I woke up and figured it was about noon.
I peeked open one eye and looked at the alarm clock.
Nope. It was almost six o'clock in the evening.
I Asked the kids why they didn't wake me up and they just kind of shrugged their
shoulders like "iounno".
We had plans! We were going to put up the Christmas tree and rearrange the furniture.
I have to work all weekend and so this will be the only chance for several days to make this happen.
Oh well, guess I got to sit and chill instead.
That's not completely true.
I ended up getting in a major fight with two of my girls
(the oldest two in case you were wondering).
Nothing really new,
just the same old shit that I am so tired of dealing with and am like,
REALLY? We are STILL doing this???
Lying, being devious, hanging around people or situations that are OBVIOUSLY bad
and then again, LYING to mom about it. Get SO old and now Courtney is passing on the legacy
to her younger sister. Thanks.
It got ugly. Lots of yelling and defiance.
Phones got taken away and kids got sent to their rooms.
Even in that Courtney tried to be defiant.
She was mad that I took her phone so she continued to yell at me and
then refused to shut her bedroom door because i wanted it shut.
Just overall DRAMA.
I HATE DRAMA.
I want peace.
I her to know that I love her and to let that be enough.
I want her to realize that the words she keeps screaming at me...

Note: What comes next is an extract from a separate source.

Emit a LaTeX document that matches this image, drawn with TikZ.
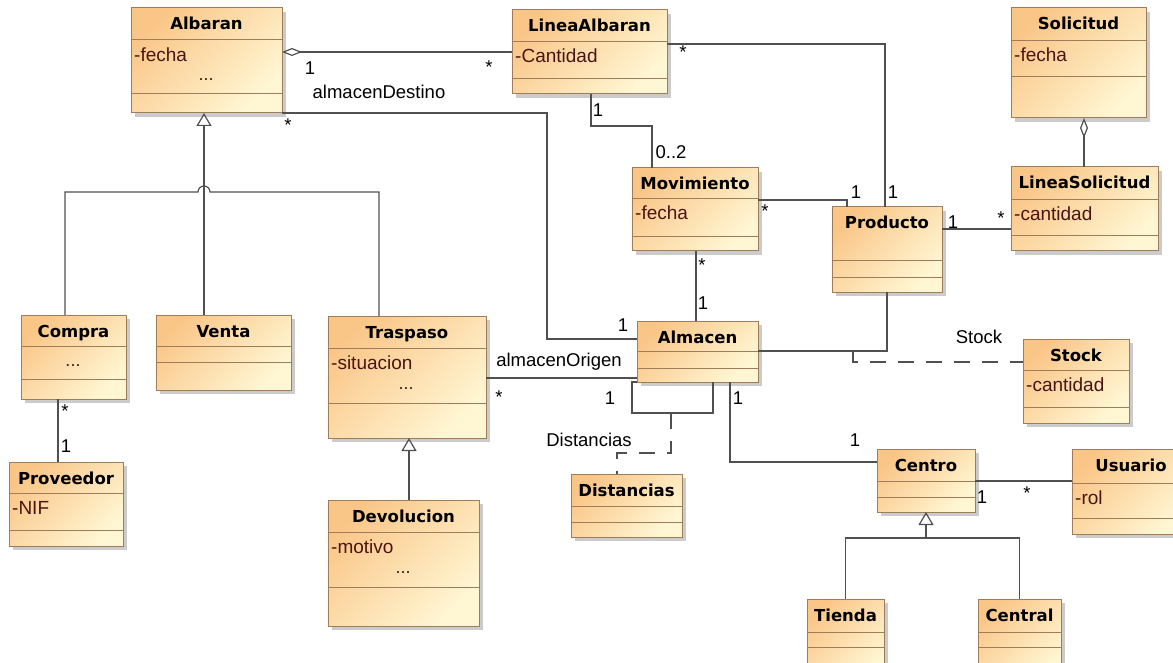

"I'm almost 18!!!" are very true and that she should cherish every little bit of this we have left
just like I do. I want her to behave and love me.
I want her to appreciate the very vulnerable, impressionable gifts that are her little sisters,
and treat them as such.
I just want a normal, peaceful, happy, joyful, well-adjusted, well-rounded, healthy family.
Not a constant struggle that pulls down my self-esteem with every encounter.